Last year, the M’s were a .222 hitting club with RISP and .232 overall. So, no, they weren’t the exact same hitting club with runs on the line. They were worse. Plenty of them tensed up. Now, what if they’d “slowed their heartbeat” early, delivered in some key situations and won a few more games in June and July? Would that have lifted their overall offensive performance as well as RISP numbers the final few months?
We’ll never know.
Maybe the M’s would have been a .250-hitting club with RISP and a .246-hitting squad overall. Maybe they’d have won five more games.
There isn’t a stat out there to measure that potential confidence impact. But it’s a manager’s job to try to get his team there. To the point where even an early-season glitch in numbers (like a six-place gap between OPS and runs scored) might be enough of a confidence-booster to push his club higher.
So, to recap:
OPS is a good stat. But scoring runs is the most important thing a team can do.
And right now, the M’s are 21st best at it in baseball, even if their OPS is only 27th.
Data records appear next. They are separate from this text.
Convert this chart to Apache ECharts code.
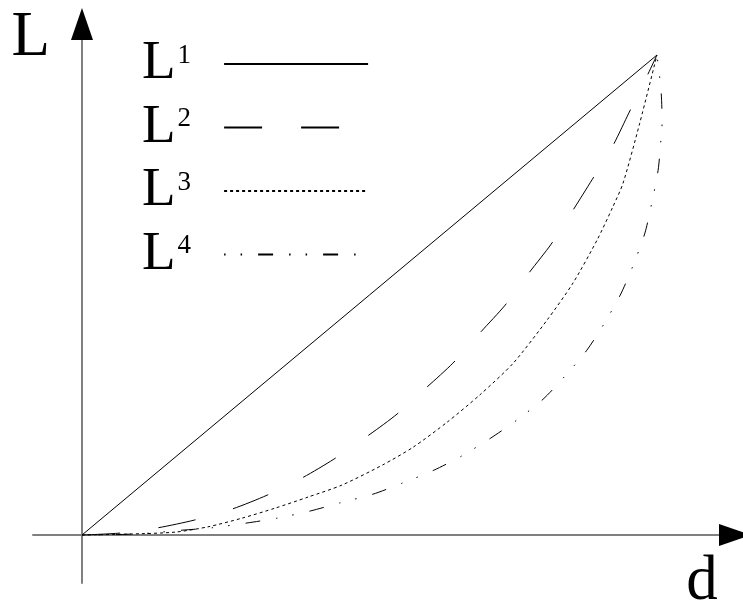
<!DOCTYPE html>
<html>
<head>
<meta charset="utf-8">
<script src="https://cdn.jsdelivr.net/npm/echarts@6/dist/echarts.min.js"></script>
<style>
  html, body { margin: 0; padding: 0; background: #fff; }
  #chart { width: 743px; height: 611px; }
</style>
</head>
<body>
<div id="chart"></div>
<script>
// Curve names and their superscript indices
const seriesNames = ['L1', 'L2', 'L3', 'L4'];
const superscripts = ['1', '2', '3', '4'];

// [d, L] points of each curve (both scaled 0..100)
const curveL1 = [[0, 0], [100, 100]];
const curveL2 = [[0, 0], [6.6, 0.4], [13.2, 1.5], [19.5, 3.1], [26.1, 5.4], [32.2, 8.3], [38.3, 11.9],
  [43.8, 15.8], [50.1, 21.0], [54.8, 25.2], [59.8, 30.6], [64.5, 35.8], [69.2, 42.1], [73.6, 47.9],
  [77.6, 54.4], [81.6, 60.6], [85.2, 67.3], [88.7, 74.0], [92.2, 80.8], [95.1, 87.9], [98.1, 95.2], [100, 100]];
const curveL3 = [[0, 0], [8.3, 0.2], [16.2, 0.6], [21.9, 1.7], [27.8, 3.5], [33.6, 5.6], [39.3, 7.9],
  [45.2, 10.4], [52.3, 14.6], [57.6, 18.3], [63.5, 23.5], [69.2, 29.2], [75.0, 35.8], [80.9, 44.8],
  [85.4, 52.5], [89.6, 61.5], [92.3, 68.3], [94.1, 73.3], [97.0, 85.8], [100, 100]];
const curveL4 = [[0, 0], [6.6, 0.1], [11.8, 0.4], [17.4, 1.0], [22.6, 1.5], [28.7, 2.5], [33.9, 3.5],
  [39.7, 5.0], [44.9, 6.7], [50.6, 8.5], [55.7, 10.8], [61.2, 13.5], [66.1, 16.5], [71.1, 20.2],
  [75.7, 24.0], [80.2, 28.3], [84.0, 33.1], [87.8, 38.5], [90.8, 44.0], [93.7, 50.2], [95.8, 56.0],
  [97.9, 62.9], [99.1, 69.2], [100.2, 76.0], [100.7, 82.5], [100.9, 86.0], [100.7, 92.7], [100, 100]];

// Axis titles
const xAxisTitle = 'd';
const yAxisTitle = 'L';

const curves = [curveL1, curveL2, curveL3, curveL4];
// solid, long dash, dotted, dash-dot-dot
const dashes = ['solid', [38, 39], [3, 3], [1.5, 15, 1.5, 16, 15, 16]];

const serif = "'Liberation Serif', 'Times New Roman', serif";
const AXIS_MIN_X = -8.52, AXIS_MAX_X = 113.57;
const AXIS_MIN_Y = -10, AXIS_MAX_Y = 106.46;

function hiddenParts(ax) {
  return Object.assign({
    axisTick: { show: false },
    axisLabel: { show: false },
    splitLine: { show: false }
  }, ax);
}

const chart = echarts.init(document.getElementById('chart'), null, { renderer: 'canvas' });

chart.setOption({
  backgroundColor: '#fff',
  animation: false,
  grid: { left: 33, right: 8, top: 24, bottom: 28, containLabel: false, outerBoundsMode: 'none' },
  legend: {
    data: seriesNames,
    orient: 'vertical',
    left: 142,
    top: 36,
    padding: 0,
    itemGap: 8,
    itemWidth: 144,
    itemHeight: 20,
    align: 'right',
    selectedMode: false,
    itemStyle: { opacity: 0 },
    formatter: function (name) {
      return '{l|L}{s|' + superscripts[seriesNames.indexOf(name)] + '}';
    },
    textStyle: {
      color: '#000',
      rich: {
        l: { fontFamily: serif, fontSize: 55, lineHeight: 56, color: '#000' },
        s: { fontFamily: serif, fontSize: 27, lineHeight: 27, color: '#000',
             verticalAlign: 'top', padding: [6, 28, 0, 2] }
      }
    }
  },
  xAxis: [
    // grey axis line through the origin, carrying the axis title
    hiddenParts({
      type: 'value', min: AXIS_MIN_X, max: AXIS_MAX_X,
      axisLine: { show: true, onZero: true, lineStyle: { color: '#808080', width: 2 } },
      name: xAxisTitle, nameLocation: 'end', nameGap: -33,
      nameTextStyle: { fontFamily: serif, fontSize: 63, color: '#000',
                       align: 'center', verticalAlign: 'top', padding: [16, 0, 0, 0] }
    }),
    // black arrow head at the end of the axis
    hiddenParts({
      type: 'value', min: AXIS_MIN_X, max: AXIS_MAX_X,
      axisLine: { show: true, onZero: true, onZeroAxisIndex: 0,
                  lineStyle: { color: '#000', width: 0 },
                  symbol: ['none', 'triangle'], symbolSize: [22, 32] }
    })
  ],
  yAxis: [
    hiddenParts({
      type: 'value', min: AXIS_MIN_Y, max: AXIS_MAX_Y,
      axisLine: { show: true, onZero: true, lineStyle: { color: '#808080', width: 2 } },
      name: yAxisTitle, nameLocation: 'end', nameGap: -14,
      nameTextStyle: { fontFamily: serif, fontSize: 63, color: '#000',
                       align: 'right', verticalAlign: 'middle', padding: [0, 32, 0, 0] }
    }),
    hiddenParts({
      type: 'value', min: AXIS_MIN_Y, max: AXIS_MAX_Y,
      axisLine: { show: true, onZero: true, onZeroAxisIndex: 0,
                  lineStyle: { color: '#000', width: 0 },
                  symbol: ['none', 'triangle'], symbolSize: [22, 32] }
    })
  ],
  series: seriesNames.map(function (name, i) {
    return {
      name: name,
      type: 'line',
      xAxisIndex: 0,
      yAxisIndex: 0,
      data: curves[i],
      symbol: 'none',
      smooth: i === 0 ? false : 0.25,
      clip: false,
      lineStyle: { color: '#000', width: 1, type: dashes[i] },
      z: 3
    };
  })
});
</script>
</body>
</html>
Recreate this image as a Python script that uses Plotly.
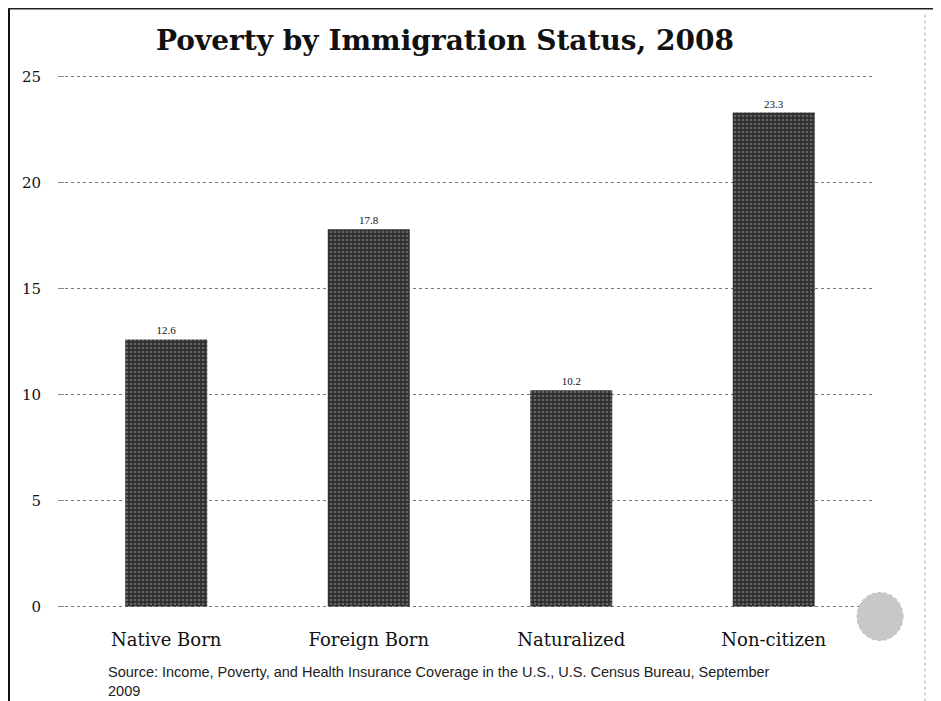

No, that’s still not enough to contend. And yes, they would help their cause by getting on-base more in order to take advantage of some of that extra pop in their batting order they finally appear to have — as opposed to the popgun offenses of 2010 and 2011. The M’s will have to do that, eventually.
But right now, the M’s are coming through with RISP better than in past years. And it matters. Maybe it’s a stats fluke. Or, maybe a product of players being calmer with stuff on the line. But teams care about this stuff. And when you’re an M’s fan, given what the past two years put you through, you should smile and hope any old improvement leads to something more permanent. Again, maybe it will and maybe it won’t. It’s up to the players from here, not me or you. If the M’s go 0-for-20 with RISP in New York and all of their numbers drop, then that will be that. If they go 10-20, then maybe they take off and have an even better offensive year. We don’t know what comes next. We’ll see.
And oh, yeah, OPS is a good stat. Did I mention that?